This post is authored by Henrik Jørgensen from Microsoft Services in Denmark.
The following is based upon real life experience with the CQM framework from a Microsoft Consulting Services project.
One of our customers reported bad experiences with Lync. Specifically the customer reported, that their end-users complained about problems with Audio and Video. The problems reported could be divided into 2 scenarios:
- In PC to PC communication, where 2 end-users communicated via the Lync 2010 client.
- In Conferences hosted on the Lync 2010 platform, where multiple end-users participated in a conference call.
The customer is a major global player in their specific area. They host several Lync pools globally and are represented in countries around the globe.
An approach to analyze the above problems is to use the Call Quality Methodology (CQM) framework as introduced by the Microsoft Lync product group.
The approach was to establish a baseline, in order to understand the level of the problems but also have a benchmark to compare with after implementation of changes to the Lync environment and related IT infrastructure components.
We divided the work into the following areas:
- Bios and device drivers
- Patch level of the OS in use
- Use the CQM SQL queries to analyze the data in the QoE database
- Definition of persona profiles for Lync usage
- Logical map of the Network topology
- Bandwidth estimate calculation
- Network Assessment for UC
The work involved several IT teams at the customer. A key learning was, that the operation of a complex IT-infrastructure as Lync calls for co-operation and communication between the IT teams involved in operations and maintenance of the Lync infrastructure.
The analysis work revealed several findings:
- The Bios level needed to upgraded on some pc's
- It was necessary to deploy newer versions of drivers for Network Interface Cards in the clients
- The Hardware requirements was met
- Newer BIOS and firmware was needed at the server level
The KHI, CQM and Network Analysis revealed other findings. These are presented in more detail in the following.
Server Key Health Indicators
We used the KHI collection PowerShell script from the networking guide. We collected data for 5 working days. Afterwards, the data was imported to Microsoft Excel.
Among other critical findings, we observed packet loss on some of the front-end servers. This called for further analysis of the server problems. A firmware upgrade was part of the solution.
The CQM SQL queries are divided in 3 areas
- Endpoints – the methodology will help to determine whether there are problems with the client pc's or the devices connected to these.
- Server to server / gateway traffic – in order to document whether the Lync media servers are healthy or not. Furthermore, the methodology can document whether conditions on the servers are contributing to packet loss and Jitter.
- Network – the methodology will document which LAN subnets the Lync poor calls are coming from.
We used the queries in the Networking guide.

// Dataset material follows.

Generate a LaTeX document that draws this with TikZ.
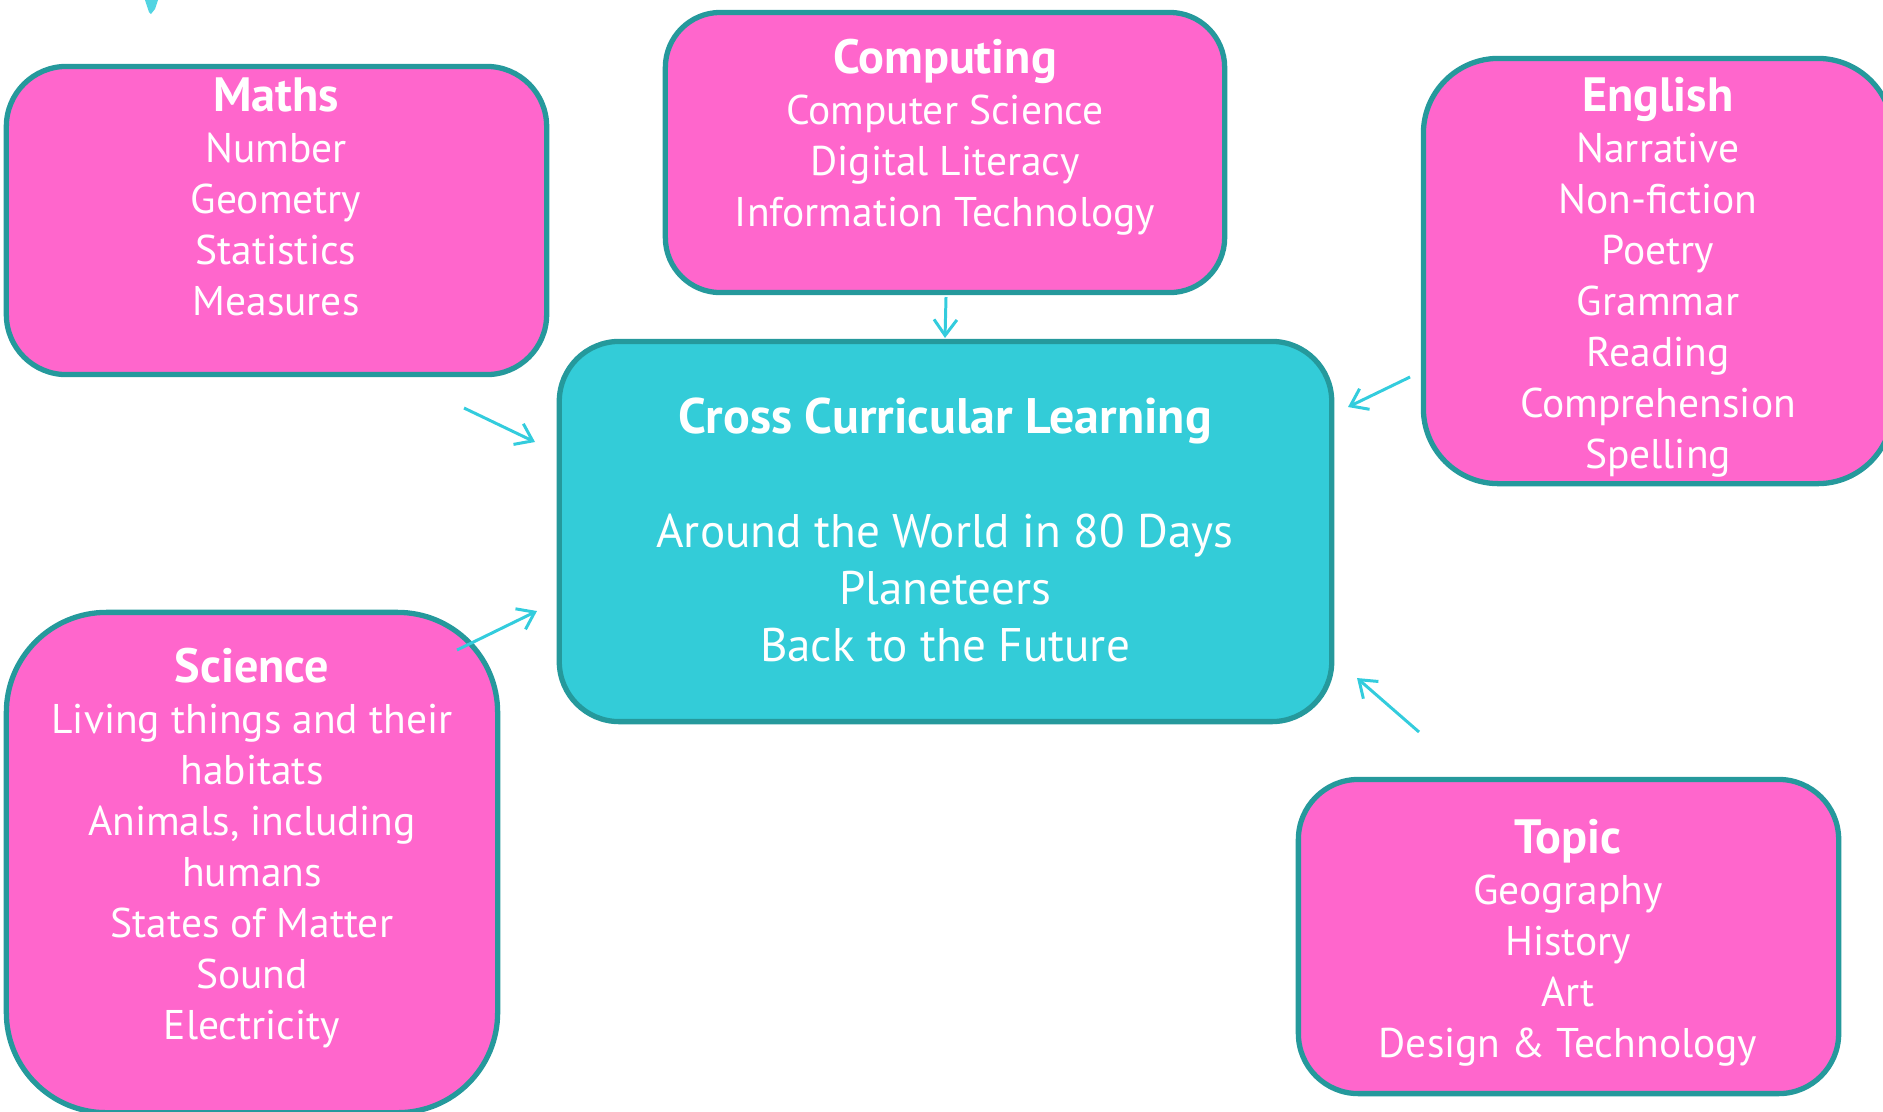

A summary of the findings are provided below:
The CQM queries revealed that a majority of end-users at given locations did not use Lync certified devices. The customer initiated a process to
- Provide the end-users with certified devices
- Learn the end-users to use the devices
The CQM queries documented packet loss between the AVMCU and the Mediation Server and from the Mediation Server to the gateway at some sites. Further analysis looked at
- Non Lync Software on the servers
- Lync pre-requisites regarding antivirus exclusions
- Ensure that the network equipment are healthy and it follows Microsoft guidelines from the Open Interoperability List
- Firmware on the servers network interface card
We identified several issues
- All access to the Lync infrastructure was via VPN for the customers employees when working remotely. Split tunneling was not implemented.
- Some internal peer-to-peer traffic was relayed via the Edge servers.
- RTT > 500 Ms was observed on some network connections
- Packet loss on WiFi networks.
All above findings called for additional analysis and work in order to solve the problems.
Together with the customer, we defined three persona profiles. These where defined in the bandwidth calculator.
The customers HR department provided us with a number for each of the persona profiles at the specific locations where the customer is represented.
The calculations in the bandwidth calculator revealed:
- Possible overflow of the QoS queue allocated for Lync traffic
- Locations where more bandwidth was needed to handle the Lync traffic
Furthermore, the customer initiated a network assessment of the WAN. The assessment documented the predictions from the bandwidth calculator.
Customer initiated actions to improve the Lync experience
The customer initiated several actions to improve the Lync experience of their end-users. In summary these are
- Acquiring more WAN bandwidth for given locations
- Implementation of Quality of Service on the network
- Renewal of network equipment at given locations
- Improvements to existing WiFi implementations at given sites
- Training of the end-users
Proactively use of the CQM methodology in order to monitor improvements
With the CQM approach, we helped our customer to not only troubleshoot and fix problems with their Lync infrastructure. We also established a methodology that is used pro-actively in their environment to prevent problems in Lync communications internally as well as with external parties.
A key learning is that CQM is a very good framework, but the value from it can be very limited, if the processes at a customer are not aligned to CQM and a proper Lync service mapping is not in place. Furthermore, the different IT teams at the customer needs to communicate very close about operation and maintenance of the IT infrastructure.